# Cant Get my SBE 1 apart?



## bluebird (Feb 28, 2008)

I have had my SBE 1 for the last 7 yrs and have never had any issue with it. I went to take it apart and clean it like usual and for some reason I can't get the Trigger Group Assembly out of the gun, it is hung up on something??? Any ideas. Also when i put it back together it shoots fine so i really cant figure out what the issue is.


----------



## drjongy (Oct 13, 2003)

The button on the side that closes the bolt...there is a thin metal strip on the inside attached to this button that sometimes gets in the way. If you can't budge the assembly at all out of its place just give the trigger guard a good jerk downward and it should pop out.

I imagine you did push the retaining pin out of the trigger assembly if you've had it apart before.


----------



## bluebird (Feb 28, 2008)

drjongy said:


> The button on the side that closes the bolt...there is a thin metal strip on the inside attached to this button that sometimes gets in the way. If you can't budge the assembly at all out of its place just give the trigger guard a good jerk downward and it should pop out.
> 
> I imagine you did push the retaining pin out of the trigger assembly if you've had it apart before.
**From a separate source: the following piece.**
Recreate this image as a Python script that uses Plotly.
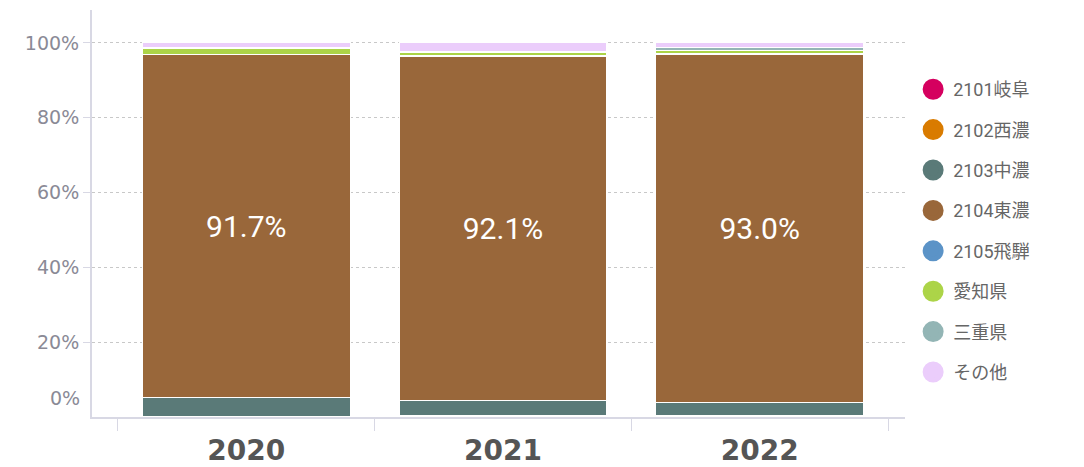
import plotly.graph_objects as go

years = ["2020", "2021", "2022"]
series_names = ["2101岐阜", "2102西濃", "2103中濃", "2104東濃", "2105飛騨", "愛知県", "三重県", "その他"]
series_values = {
    "2101岐阜": [0.1, 0.2, 0.2],
    "2102西濃": [0.1, 0.2, 0.2],
    "2103中濃": [4.9, 4.0, 3.6],
    "2104東濃": [91.7, 92.1, 93.0],
    "2105飛騨": [0.1, 0.2, 0.2],
    "愛知県": [1.6, 0.8, 0.8],
    "三重県": [0.3, 0.3, 0.8],
    "その他": [1.2, 2.2, 1.2],
}
colors = ["#d5005f", "#d97b00", "#5a7a78", "#99673a", "#5b93c7", "#acd448", "#93b5b5", "#ebcdfb"]
ytick_vals = [20, 40, 60, 80, 100]
ytick_text = ["20%", "40%", "60%", "80%", "100%"]

FONT = "Roboto, 'Noto Sans CJK JP', sans-serif"
TICKFONT = "'DejaVu Sans', sans-serif"

fig = go.Figure()
for name, col in zip(series_names, colors):
    vals = series_values[name]
    show_text = name == "2104東濃"
    fig.add_trace(go.Bar(
        x=years, y=vals, name=name,
        marker=dict(color=col, line=dict(color="white", width=1)),
        width=0.81,
        showlegend=False,
        text=[f"{v:.1f}%" for v in vals] if show_text else None,
        textposition="inside" if show_text else "none",
        insidetextanchor="middle",
        textfont=dict(color="white", size=30, family=FONT),
        textangle=0,
        hoverinfo="x+y+name",
    ))
for name, col in zip(series_names, colors):
    fig.add_trace(go.Scatter(
        x=[None], y=[None], mode="markers", name=name,
        marker=dict(color=col, size=16, symbol="circle", line=dict(color=col, width=5)),
        legendgroup=name, showlegend=True,
    ))

fig.add_annotation(x=-0.601, y=0, xref="x", yref="y", text="0%", showarrow=False,
                   xanchor="right", xshift=-10, yshift=19,
                   font=dict(size=19, color="#8a8a96", family=TICKFONT))

fig.update_layout(
    width=1084, height=467,
    margin=dict(l=84, r=187, t=2, b=58),
    barmode="stack",
    plot_bgcolor="white", paper_bgcolor="white",
    font=dict(family=FONT),
    legend=dict(x=1.01, xanchor="left", y=0.457, yanchor="middle",
                traceorder="grouped", tracegroupgap=14,
                font=dict(size=18, color="#666666", family=FONT),
                itemsizing="trace"),
    xaxis=dict(range=[-0.601, 2.566], type="category",
               showline=True, linecolor="#d8d8e4", linewidth=2,
               ticks="outside", tickson="boundaries", ticklen=12, tickcolor="#d8d8e4",
               tickfont=dict(size=28, color="#555555", family=TICKFONT, weight="bold"),
               ticklabelstandoff=7,
               showgrid=False, fixedrange=True),
    yaxis=dict(range=[0, 108.8], tickvals=ytick_vals, ticktext=ytick_text,
               showline=True, linecolor="#d8d8e4", linewidth=2,
               ticks="outside", ticklen=7, tickcolor="#d8d8e4",
               tickfont=dict(size=19, color="#8a8a96", family=TICKFONT),
               showgrid=True, gridcolor="#c8c8c8", griddash="dot", gridwidth=1,
               zeroline=False),
)

fig.write_html("out.html")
I have checked all that and really know this gun inside and out but for some reason cannot get this piece out. Any other ideas?


----------



## magnum3.5 (Sep 19, 2003)

Take the safety off and put your hand or finger over the hammer and pull the trigger and let the hammer rest into the striking position. Then see if it comes out if not cock the hammer back and make sure the carrier release pushes back if it don't push the release back and give it a good jerk it should come out. If it don't take it to a gunsmith.


----------